And yes it is necessary to admit
walking in the forest
the heart is a lock
it has inviolable chambers
like the woods, fallen trees
that block
access to the river
snowdrops surprising its edges
moss crystalline with frost
What I thought I wanted what I have tried to be
was the slender instrument that opened
a key: presence moving deeper into the forest
that releases the birds from the trees
and sends them ascends them
to sky by definition
open
but now there is nothing left to be solved like a riddle
this time the lock must be broken
what’s left has to be seized
because God only loves the strong thief
I mean the man who breaks his heart for God
~Jennifer Grotz, “Locked” from Window Left Open





All my life I wanted to be an effective key, unlocking life’s mysteries and opening up the world to those who are hopeless, stifled and trapped.
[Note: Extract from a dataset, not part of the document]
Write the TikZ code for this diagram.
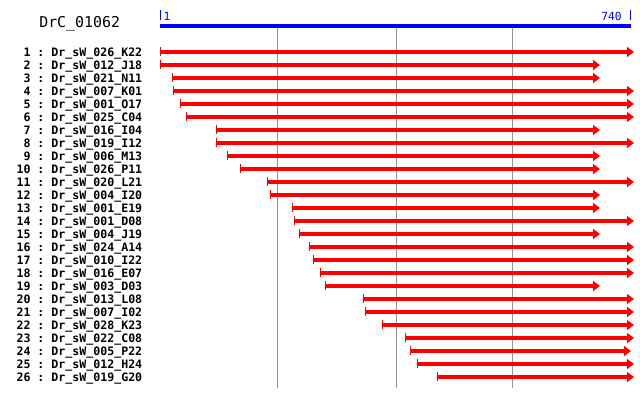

Doctor training gave me a few locksmith tools. I found my patients taught me far more about their pain and suffering than my professors did.
Yet profound mysteries remain: some illnesses are rare or unique enough to defy diagnosis, some just don’t respond to available tools, while illnesses as well understood and treatable as depression or COVID infection still kill and incapacitate with abandon. The keys I may have accumulated don’t fit every lock. They don’t necessarily open the doors to freedom from fear or worry.
At times I feel aimless, wondering what tools I still have and if I remember how to use them. Simple knowledge is only one key, while brute force – breaking and entering – may be necessary to break the hardest lock of all – access to the troubled heart and soul.
God wants in, to pick up our broken pieces and put us back together. He doesn’t need a key to enter what He Himself has built from scratch. He owns the place.